» Task details
For the entries below, how many lines include the word "this"? Give the figure and nothing more.

-- Start of Information given --

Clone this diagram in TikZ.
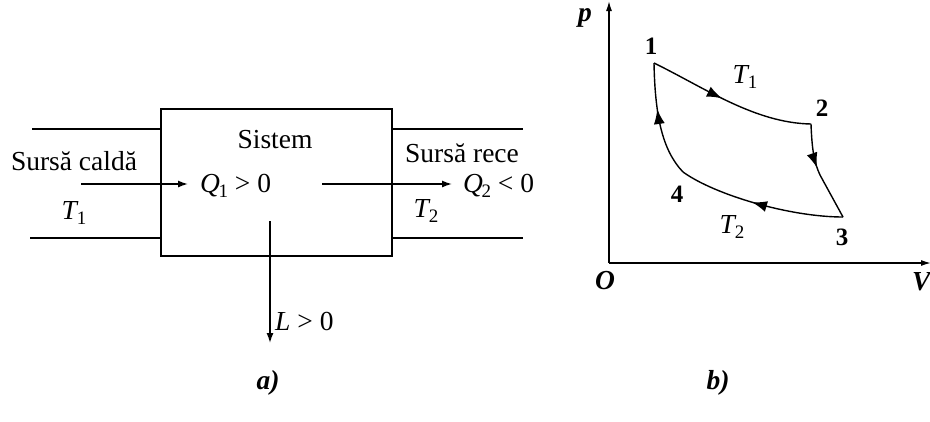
\documentclass[tikz,border=0pt]{standalone}
\usepackage{fontspec}
\setmainfont{Liberation Serif}
\usetikzlibrary{arrows.meta,decorations.markings}
\tikzset{
  lbl/.style={inner sep=0pt, font=\fontsize{27.5}{29}\selectfont},
  bi/.style={inner sep=0pt, font=\fontsize{27.5}{29}\selectfont\bfseries\itshape},
  num/.style={inner sep=0pt, font=\fontsize{25}{27}\selectfont\bfseries},
  wire/.style={line width=1.4pt},
  arr/.style={line width=1.4pt, -{Latex[length=10pt,width=7pt]}},
  cyc/.style={line width=1.4pt},
  mid/.style={postaction={decorate}, decoration={markings, mark=at position #1 with {\arrow{Latex[length=15pt,width=11pt]}}}}
}
\newcommand{\sub}[1]{\kern-1.5pt\raisebox{-5pt}{\fontsize{19}{19}\selectfont #1}}
\begin{document}
\begin{tikzpicture}[x=1pt,y=-1pt]
\useasboundingbox (0,0) rectangle (930,421);
% ---- a) ----
\node[draw, wire, minimum width=231pt, minimum height=147pt, inner sep=0pt] (sys) at (276.5,182.5) {};
\coordinate (l1a) at (32,129); \coordinate (l1b) at (161,129);
\coordinate (l2a) at (30,238); \coordinate (l2b) at (161,238);
\coordinate (r1a) at (392,129); \coordinate (r1b) at (523,129);
\coordinate (r2a) at (392,238); \coordinate (r2b) at (523,238);
\draw[wire] (l1a) -- (l1b) (l2a) -- (l2b) (r1a) -- (r1b) (r2a) -- (r2b);
\node[lbl] (sistem) at (275,140) {Sistem};
\node[lbl] (calda) at (74,161) {Sursă caldă};
\node[lbl] (rece) at (462,153) {Sursă rece};
\node[lbl, anchor=west] (q1) at (200,186) {\textit{Q}\sub{1} > 0};
\node[lbl, anchor=west] (q2) at (463,186) {\textit{Q}\sub{2} < 0};
\node[lbl] (t1) at (74,213) {\textit{T}\sub{1}};
\node[lbl] (t2) at (426,211) {\textit{T}\sub{2}};
\node[lbl, anchor=west] (l) at (275,321) {\textit{L} > 0};
\coordinate (ina) at (81,184);
\coordinate (outa) at (322,184);
\coordinate (la) at (270,221); \coordinate (lb) at (270,343);
\draw[arr] (ina) -- ([xshift=-12pt]q1.west|-ina);
\draw[arr] (outa) -- ([xshift=-11pt]q2.west|-outa);
\draw[arr] (la) -- (lb);
\node[bi] (capa) at (268,383) {a)};
% ---- b) ----
\coordinate (O) at (609,263);
\coordinate (ytop) at (609,1);
\coordinate (xend) at (931,263);
\draw[wire, -{Latex[length=10pt,width=6pt]}] (O) -- (ytop);
\draw[wire, -{Latex[length=10pt,width=6pt]}] (O) -- (xend);
\node[bi] (p) at (585,18) {p};
\node[bi] (o) at (605,281) {O};
\node[bi, anchor=west] (v) at (912,282) {V};
\coordinate (p1) at (654,63);
\coordinate (p2) at (811,124);
\coordinate (p3) at (843,217);
\coordinate (p4) at (683,172);
\draw[cyc, mid=0.45] (p1) .. controls (705,88) and (755,123) .. (p2);
\draw[cyc, mid=0.85] (p2) .. controls (812,150) and (814,162) .. (820,175);
\draw[cyc] (820,175) -- (p3);
\draw[cyc, mid=0.55] (p3) .. controls (790,217) and (715,195) .. (p4);
\draw[cyc, mid=0.6] (p4) .. controls (662,150) and (655,115) .. (p1);
\node[num] (n1) at (651,46) {1};
\node[num] (n2) at (822,108) {2};
\node[num] (n3) at (842,237) {3};
\node[num] (n4) at (677,194) {4};
\node[lbl] (tt1) at (745,77) {\textit{T}\sub{1}};
\node[lbl] (tt2) at (732,227) {\textit{T}\sub{2}};
\node[bi] (capb) at (718,383) {b)};
\end{tikzpicture}
\end{document}
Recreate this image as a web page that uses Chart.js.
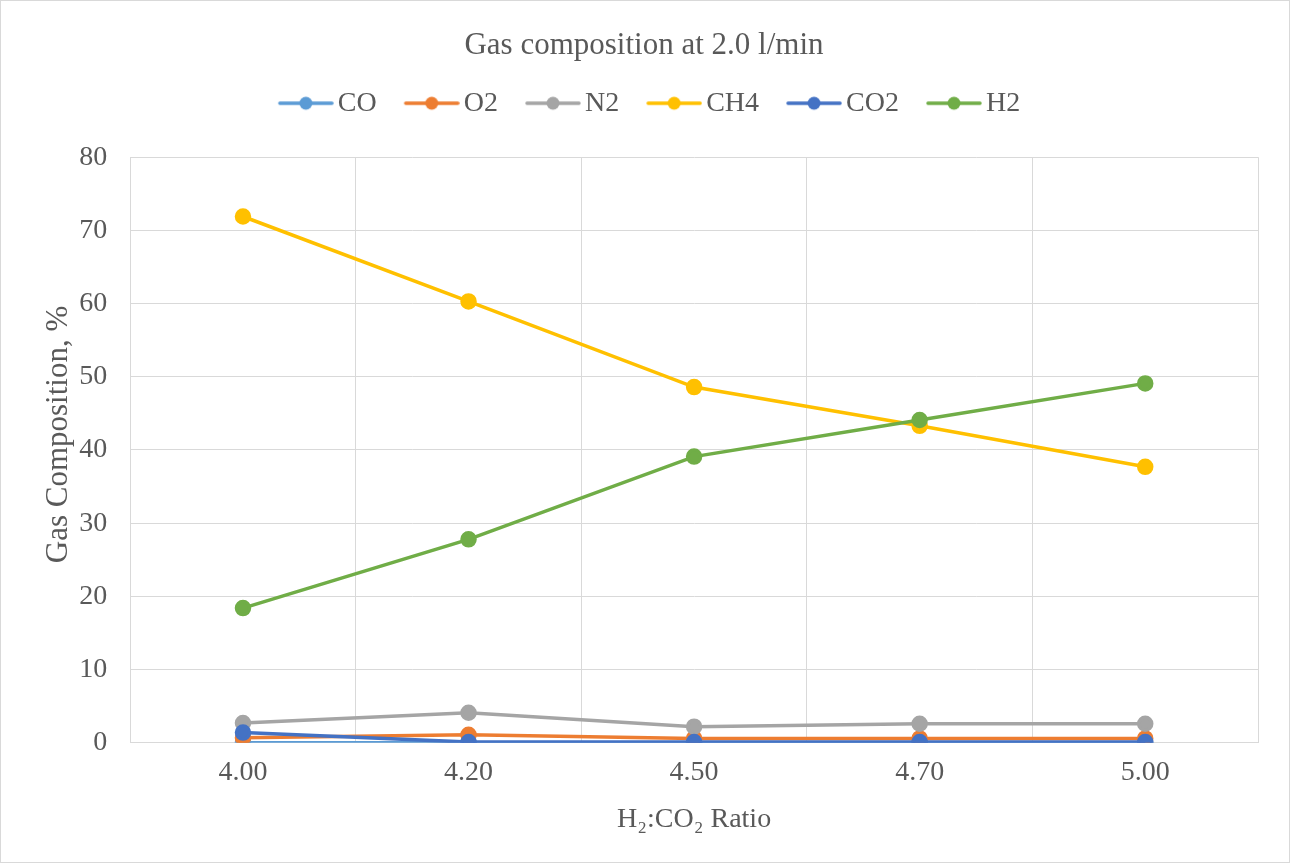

-- End of Information given --

» The response
2